Nous manquons certes, d'informations précises. Mais c'est pourtant bien de ce choix que semblent avoir été victimes certains camarades de la tendance Posadas au Guatemala.

Il y a quelque temps, parce qu'ils avaient sans doute eu le mérite de se lancer plus hardiment que bien d'autres dans cette action, ils avaient, semble-t-il, acquis une certaine influence parmi une partie des maquis, ceux dirigés par Yon Sosa. Au point que Castro, lors de la conférence « Tricontinentale » crut bon de les attaquer publiquement. Entre les insultes et les calomnies, il leur reprochait de défendre un programme ouvriériste, de mettre en avant l'idée de conseil ouvrier, par exemple.

Aujourd'hui, hélas, ces camarades semblent avoir perdu cette influence, Il est vrai que la répression policière a fait son ouvre.
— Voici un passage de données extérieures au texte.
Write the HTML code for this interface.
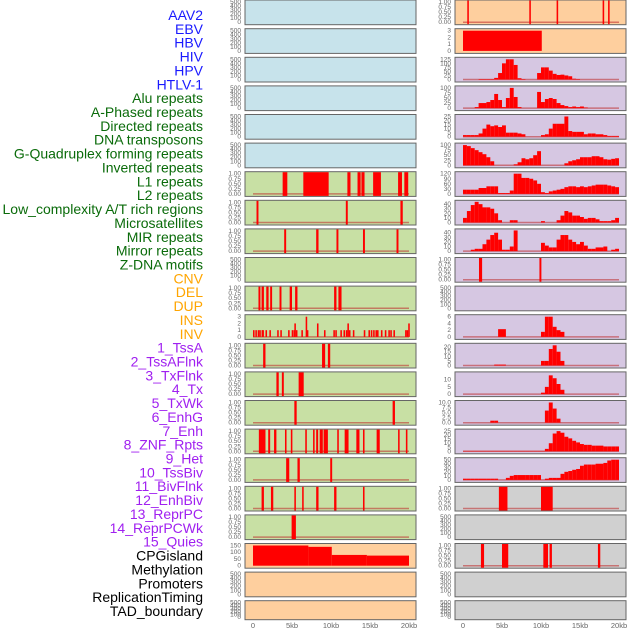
<!DOCTYPE html>
<html><head><meta charset="utf-8"><style>
html,body{margin:0;padding:0;background:#fff;width:630px;height:630px;overflow:hidden}
svg{display:block}
text{font-family:"Liberation Sans",sans-serif}
</style></head><body>
<svg id="chart" width="630" height="630" viewBox="0 0 630 630"></svg>
<script>
const labelNames = ["AAV2","EBV","HBV","HIV","HPV","HTLV-1","Alu repeats","A-Phased repeats","Directed repeats","DNA transposons","G-Quadruplex forming repeats","Inverted repeats","L1 repeats","L2 repeats","Low_complexity A/T rich regions","Microsatellites","MIR repeats","Mirror repeats","Z-DNA motifs","CNV","DEL","DUP","INS","INV","1_TssA","2_TssAFlnk","3_TxFlnk","4_Tx","5_TxWk","6_EnhG","7_Enh","8_ZNF_Rpts","9_Het","10_TssBiv","11_BivFlnk","12_EnhBiv","13_ReprPC","14_ReprPCWk","15_Quies","CPGisland","Methylation","Promoters","ReplicationTiming","TAD_boundary"];
const labelGroups = [6,13,5,15,5];
const groupColors = ["#1a1aff","#0a6b0a","#ffa500","#a020f0","#000000"];

const leftBg = ["blue","blue","blue","blue","blue","blue","green","green","green","green","green","green","green","green","green","green","green","green","green","peach","peach","peach"];
const rightBg = ["peach","peach","lav","lav","lav","lav","lav","lav","lav","lav","lav","lav","lav","lav","lav","lav","lav","gray","gray","gray","gray","gray"];

// binary interval data (kb)
const L1 = [[3.8,4.4],[6.45,9.7],[12.1,12.5],[13.4,13.8],[13.9,14.3],[15.4,16.4],[18.6,19.1],[19.4,19.9]];
const LowCx = [[0.45,0.7],[11.9,12.15],[18.9,19.2]];
const MIR = [[4.0,4.25],[8.1,8.4],[10.7,10.95],[14.1,14.35],[18.4,18.65]];
const DEL = [[0.7,0.95],[1.1,1.4],[1.7,2.0],[2.2,2.45],[3.4,3.65],[4.7,5.0],[5.4,5.7],[10.4,10.7],[10.95,11.35]];
const TssA = [[1.3,1.6],[8.85,9.25],[9.6,9.9]];
const TxFlnk = [[3.0,3.3],[3.7,3.95],[5.85,6.5]];
const TxWk = [[5.3,5.6],[17.9,18.2]];
const Enh = [[0.75,1.6],[1.95,2.2],[2.7,3.0],[4.1,4.3],[4.85,5.05],[6.7,6.9],[7.7,7.9],[8.1,8.35],[8.55,8.95],[9.05,9.6],[10.8,11.0],[11.75,12.25],[13.25,13.65],[14.1,14.3],[15.85,16.25],[18.6,18.8],[19.6,19.8]];
const Het = [[4.25,4.65],[5.7,6.0],[9.9,10.15]];
const BivFlnk = [[1.1,1.4],[2.3,2.6],[5.3,5.5],[6.3,6.5],[8.1,8.4],[10.4,10.7],[14.1,14.3]];
const ReprPC = [[4.95,5.5]];
const AAV2r = [[0.55,0.75],[8.5,8.7],[12.0,12.2],[17.9,18.1],[18.6,18.8]];
const ZDNAr = [[2.05,2.45],[9.8,10.05]];
const BivFlnkR = [[4.6,5.7],[10.0,11.5]];
const CPGr = [[2.3,2.7],[5.0,5.8],[10.3,10.9],[11.1,11.4],[17.3,17.6]];

// INS counts
const insPos = [0.0,0.3,0.6,0.8,1.1,1.2,1.6,2.1,3.1,3.5,4.5,4.96,5.2,5.3,5.5,6.2,6.75,6.9,8.2,9.1,10.3,10.55,11.2,11.6,11.9,12.1,12.3,12.8,14.2,14.8,15.1,15.4,15.7,15.9,16.4,16.9,17.35,17.6,18.0,19.5,19.7,19.9];
const insVal = [1,1,1,1,1,1,1,1,1,1,1,1,1,2,1,1,3,1,2,1,1,1,1,1,1,2,1,1,1,1,1,1,1,1,1,1,1,1,1,1,1,2];

// CPG island step values
const cpgStarts = [0,7.1,10.1,14.6];
const cpgEnds = [7.1,10.1,14.6,20];
const cpgVals = [150,140,80,75];

// EBV block
const ebvStarts = [0];
const ebvEnds = [10.1];
const ebvVals = [3];

// histograms: 40 bins of 0.5kb
const hHIV = [0,0,0,0,3,3,3,3,10,40,100,125,125,90,8,3,0,0,0,40,75,75,55,35,28,30,25,20,5,3,0,0,0,0,0,0,0,0,0,0];
const hAlu = [0,0,0,5,25,25,30,40,70,40,5,50,100,55,5,0,0,0,0,80,30,45,50,45,25,15,10,5,8,5,8,3,0,0,0,0,0,0,0,0];
const hDir = [2,2,2,2,4,10,15,13,14,12,14,5,5,5,4,3,0,0,0,0,2,3,10,16,16,16,25,7,6,6,6,3,4,4,3,3,2,1,1,1];
const hGQ = [100,95,85,75,65,55,40,20,0,0,0,0,0,5,15,35,30,35,50,70,0,0,0,0,0,0,10,20,25,30,40,40,40,45,45,40,30,28,32,35];
const hL1 = [25,25,25,25,35,35,45,45,45,5,5,5,20,120,120,95,95,90,80,60,10,5,15,20,25,30,40,45,45,40,45,40,45,50,55,55,55,50,45,40];
const hLow = [10,25,38,45,40,33,33,30,20,5,0,0,5,5,0,0,0,0,0,0,3,0,0,0,5,15,25,22,15,15,12,8,10,10,7,3,3,3,5,10];
const hMIR = [0,0,3,5,5,15,25,35,40,25,3,3,10,45,0,0,0,0,0,0,18,12,8,8,25,35,35,25,20,15,20,12,5,5,8,8,10,0,3,5];
const hINS = [0,0,0,0,0,0,0,0,0,2.3,2.3,0,0,0,0,0,0,0,0,0,1.5,6,6,3,2,1.5,0,0,0,0,0,0,0,0,0,0,0,0,0,0];
const hTssA = [0,0,0,0,0,0,0,0,1,1,1,0,0,0,0,0,0,0,0,0,5,5,18,22,15,5,0,0,0,0,0,0,0,0,0,0,0,0,0,0];
const hTxF = [0,0,0,0,0,0,0,0,0,0,0,0,0,0,0,0,0,0,0,0,1,5,13,11,7,3,0,0,0,0,0,0,0,0,0,0,0,0,0,0];
const hTxWk = [0,0,0,0,0,0,0,1,1,0,0,0,0,0,0,0,0,0,0,0,0,6,10,7,2,0,0,0,0,0,0,0,0,0,0,0,0,0,0,0];
const hEnh = [0.5,0.5,0.5,0.5,0.5,0.5,0.5,0.5,0.5,0.5,0.5,0.5,0.5,0.5,0.5,0.5,0.5,0.5,0.5,0.5,0.5,3,10,22,25,23,18,16,13,11,9,8,8,7,7,7,6,6,6,6];
const hHet = [3,3,3,3,3,3,3,3,3,0,0,5,10,12,12,12,12,12,12,12,0,3,5,5,5,15,20,22,25,27,35,38,38,38,40,40,42,48,50,50];

const ticksBin = ["0.00","0.25","0.50","0.75","1.00"];
const ticksEmpty = ["0","100","200","300","400","500"];

const svg = document.getElementById('chart');
const NS = "http://www.w3.org/2000/svg";
const bgColors = {blue:"#c7e3eb",green:"#c8e0a4",peach:"#fecf9e",lav:"#d6c7e2",gray:"#d0d0d0"};

function mk(tag, attrs, parent){
  const e = document.createElementNS(NS, tag);
  for (const k in attrs) e.setAttribute(k, attrs[k]);
  (parent||svg).appendChild(e);
  return e;
}

// labels
let li = 0;
labelGroups.forEach((n, g) => {
  for (let j = 0; j < n; j++) {
    const t = mk('text', {x:203, y:15 + li*13.86 + 5, 'text-anchor':'end', 'font-size':14, fill:groupColors[g]});
    t.textContent = labelNames[li];
    
    
    li++;
  }
});

const cols = [{x0:245, x1:416, z:253, w:156, tx:241},{x0:455, x1:626, z:463, w:156, tx:451}];
function rowTop(i){ return i===0 ? 0 : 28.6*i + 0.1; }
function rowH(i){ return i===0 ? 24.7 : (i===21 ? 19 : 24.7); }

function panel(col, row, bg, ticks, max, name, baseline){
  const c = cols[col];
  const top = rowTop(row), h = rowH(row), bot = top + h;
  const g = mk('g', {});
  
  
  const r = mk('rect', {x:c.x0, y:top, width:c.x1-c.x0, height:h, fill:bgColors[bg], stroke:'#666', 'stroke-width':1}, g);
  
  
  const base = bot - 2.5, ytop = top + 2;
  const ys = v => base - (v/max)*(base-ytop);
  const xs = kb => c.z + kb/20*c.w;
  ticks.forEach(t => {
    const v = parseFloat(t);
    const tt = mk('text', {x:c.tx, y:ys(v)+2, 'text-anchor':'end', 'font-size':6.5, fill:'#666'}, g);
    tt.textContent = t;
    
    
  });
  if (baseline) {
    const bl = mk('line', {x1:xs(0), x2:xs(20), y1:base, y2:base, stroke:'rgba(190,40,40,0.55)', 'stroke-width':1.5}, g);
    
    
  }
  return {g, xs, ys, base, top, bot};
}
function drawBar(p, a, b, v, yFull){
  const y = yFull ? p.top+0.5 : p.ys(v);
  const r = mk('rect', {x:p.xs(a), y:y, width:Math.max(1.2, p.xs(b)-p.xs(a)), height:Math.max(0, p.base+ (yFull?2:0) - y), fill:'#ff0000'}, p.g);
  
  
}
function intervals(p, arr){ arr.forEach(iv => drawBar(p, iv[0], iv[1], 1, true)); }
function hist(p, arr){ arr.forEach((v,i) => { if (v>0) drawBar(p, i*0.5, i*0.5+0.5, v, false); }); }
function steps(p, s, e, v){ s.forEach((a,i) => drawBar(p, a, e[i], v[i], false)); }

// left column
for (let i = 0; i < 22; i++) {
  const isBin = {6:L1,7:LowCx,8:MIR,10:DEL,12:TssA,13:TxFlnk,14:TxWk,15:Enh,16:Het,17:BivFlnk,18:ReprPC}[i];
  if (isBin) { const p = panel(0,i,leftBg[i],ticksBin,1,'left-panel-'+i,true); intervals(p,isBin); }
  else if (i===11) { const p = panel(0,i,leftBg[i],["0","1","2","3"],3,'left-panel-ins',true); insPos.forEach((x,k)=>drawBar(p,x,x+0.2,insVal[k],false)); }
  else if (i===19) { const p = panel(0,i,leftBg[i],["0","50","100","150"],150,'left-panel-cpg',false); steps(p,cpgStarts,cpgEnds,cpgVals); }
  else panel(0,i,leftBg[i],ticksEmpty,500,'left-panel-'+i,false);
}
// right column
const rightHist = {
  2:[hHIV,["0","25","50","75","100","125"],125],
  3:[hAlu,["0","25","50","75","100"],100],
  4:[hDir,["0","5","10","15","20","25"],25],
  5:[hGQ,["0","25","50","75","100"],100],
  6:[hL1,["0","30","60","90","120"],120],
  7:[hLow,["0","10","20","30","40"],44],
  8:[hMIR,["0","10","20","30","40"],44],
  11:[hINS,["0","2","4","6"],6],
  12:[hTssA,["0","5","10","15","20"],22],
  13:[hTxF,["0","5","10"],14],
  14:[hTxWk,["0.0","2.5","5.0","7.5","10.0"],10],
  15:[hEnh,["0","5","10","15","20","25"],25],
  16:[hHet,["0","10","20","30","40","50"],50]
};
const rightBin = {0:AAV2r,9:ZDNAr,17:BivFlnkR,19:CPGr};
for (let i = 0; i < 22; i++) {
  if (rightHist[i]) { const d = rightHist[i]; const p = panel(1,i,rightBg[i],d[1],d[2],'right-panel-'+i,true); hist(p,d[0]); }
  else if (rightBin[i]) { const p = panel(1,i,rightBg[i],ticksBin,1,'right-panel-'+i,true); intervals(p,rightBin[i]); }
  else if (i===1) { const p = panel(1,i,rightBg[i],["0","1","2","3"],3,'right-panel-ebv',false); steps(p,ebvStarts,ebvEnds,ebvVals); }
  else panel(1,i,rightBg[i],ticksEmpty,500,'right-panel-'+i,false);
}
// x axes
const xTicks = ["0","5kb","10kb","15kb","20kb"];
cols.forEach((c,ci) => {
  xTicks.forEach((t,k) => {
    const tt = mk('text', {x:c.z + k*5/20*c.w, y:628, 'text-anchor':'middle', 'font-size':7.5, fill:'#666'});
    tt.textContent = t;
    
    
  });
});
</script>
</body></html>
Mais si les castristes ont repris en main les maquis, on peut également supposer à bon droit que c'est peut-être aussi parce que les maquisards pouvaient se demander - en l'absence de lutte de la part de la classe ouvrière - ce que des « conseils ouvriers » avaient à faire dans leur programme.

Ce n'est là qu'une petite preuve que les trotskystes, qui, désespérés par l'absence de lutte révolutionnaire du prolétariat depuis la fin de la seconde guerre mondiale, ont essayé de lui substituer la paysannerie, font fausse route. Car, à moins de renier toutes les idées détendues par eux jusqu'ici et de se faire purement et simplement les porte-parole de la petite bourgeoisie du type Castro, l'illogisme de leur position les condamne à une faillite certaine.

On peut peut-être encore mériter le qualificatif de révolutionnaire par le simple fait d'entamer une lutte décidée et conséquente contre la société actuelle, même au sein de la paysannerie, mais cela ne suffit pas pour être un révolutionnaire marxiste. Car si le marxisme a un sens, c'est-à-dire si le prolétariat est appelé objectivement a fonder la société socialiste, c'est lorsque celui-ci reste en dehors de la lutte révolutionnaire, qu'il est d'autant plus nécessaire pour nous de militer d'abord en son sein pour lui faire prendre conscience de ses intérêts et de son rôle possible, et organiser son combat.